RIS dijerat Pasal 76 C Undang-Undang Nomor 35 Tahun 2014 tentang Perlindungan Anak, dengan ancaman hukuman 3 tahun 6 bulan penjara. Hingga saat ini, penyidik Polres Metro Jakarta Selatan telah memeriksa tujuh saksi, termasuk KEY sebagai pelapor, serta kedua anaknya sebagai korban penganiayaan RIS. Beberapa saksi lain juga telah diperiksa, seperti pekerja rumah tangga, petugas parkir di tempat terjadinya penganiayaan, serta seorang petugas keamanan.
Proses pengaduan
Sebelumnya, KEY mengadu kepada Komnas Perlindungan Anak pada Selasa (3/1). Adapun proses pengaduan yang masuk sedang berjalan sesuai dengan standar operasional prosedur (SOP) pengaduan Komisi Perlindungan Anak Indonesia (KPAI).
Kekerasan pada anak harus dihentikan. Anak-anak sebagai korban kekerasan wajib mendapatkan pendampingan hukum dan pemulihan mental, serta mendapatkan hak perlindungan terhadap identitasnya.
Saat ini, KPAI sedang berkoordinasi dan mengirimkan surat kepada pihak kepolisian dan Pusat Pelayanan Terpadu Pemberdayaan Perempuan dan Anak (P2TP2A) untuk menindaklanjuti kasus tersebut.
”Kekerasan pada anak harus dihentikan. Anak-anak sebagai korban kekerasan wajib mendapatkan pendampingan hukum dan pemulihan mental, serta mendapatkan hak perlindungan terhadap identitasnya,” ucap Ketua KPAI Ai Maryati Solihah.

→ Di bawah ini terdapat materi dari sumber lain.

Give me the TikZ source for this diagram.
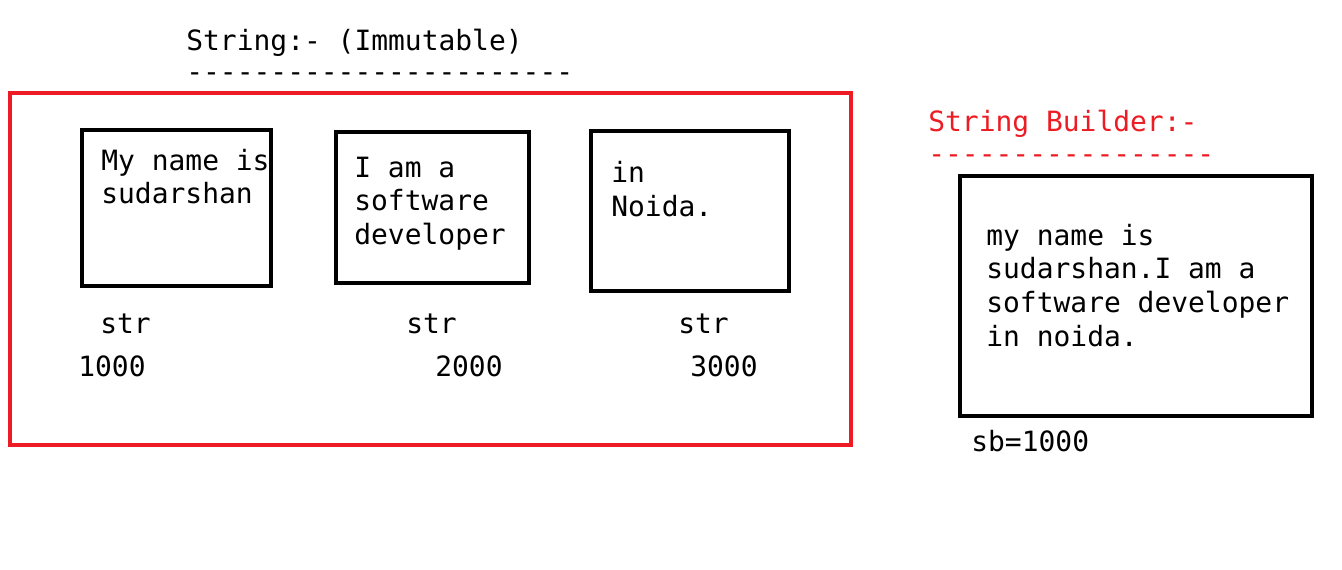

Pemerintah Indonesia bersikap tegas untuk menghentikan kekerasan pada anak. Merujuk Pasal 2 dan 90 Undang-Undang Nomor 11 Tahun 2012 tentang Sistem Peradilan Pidana Anak (SPPA) dan Pasal 64 Ayat (3) Undang-Undang Nomor 35 Tahun 2014 tentang Perlindungan Anak, KPAI menegaskan kembali hak-hak anak korban kekerasan.
Beberapa hak anak tersebut adalah berhak atas proses hukum yang adil dan proporsional dengan memperhatikan kondisi anak, mendapatkan informasi perkembangan perkara, rehabilitasi medis dan sosial secara komprehensif dan berkelanjutan, serta perlindungan identitas dari pemberitaan.
Berdasarkan data KPAI, terdapat 2.010 kasus pelanggaran terhadap perlindungan anak sepanjang periode Januari-Juni 2022. Rinciannya, sebanyak 1.444 kasus berasal dari pengaduan masyarakat dan sebanyak 566 kasus dari aduan media.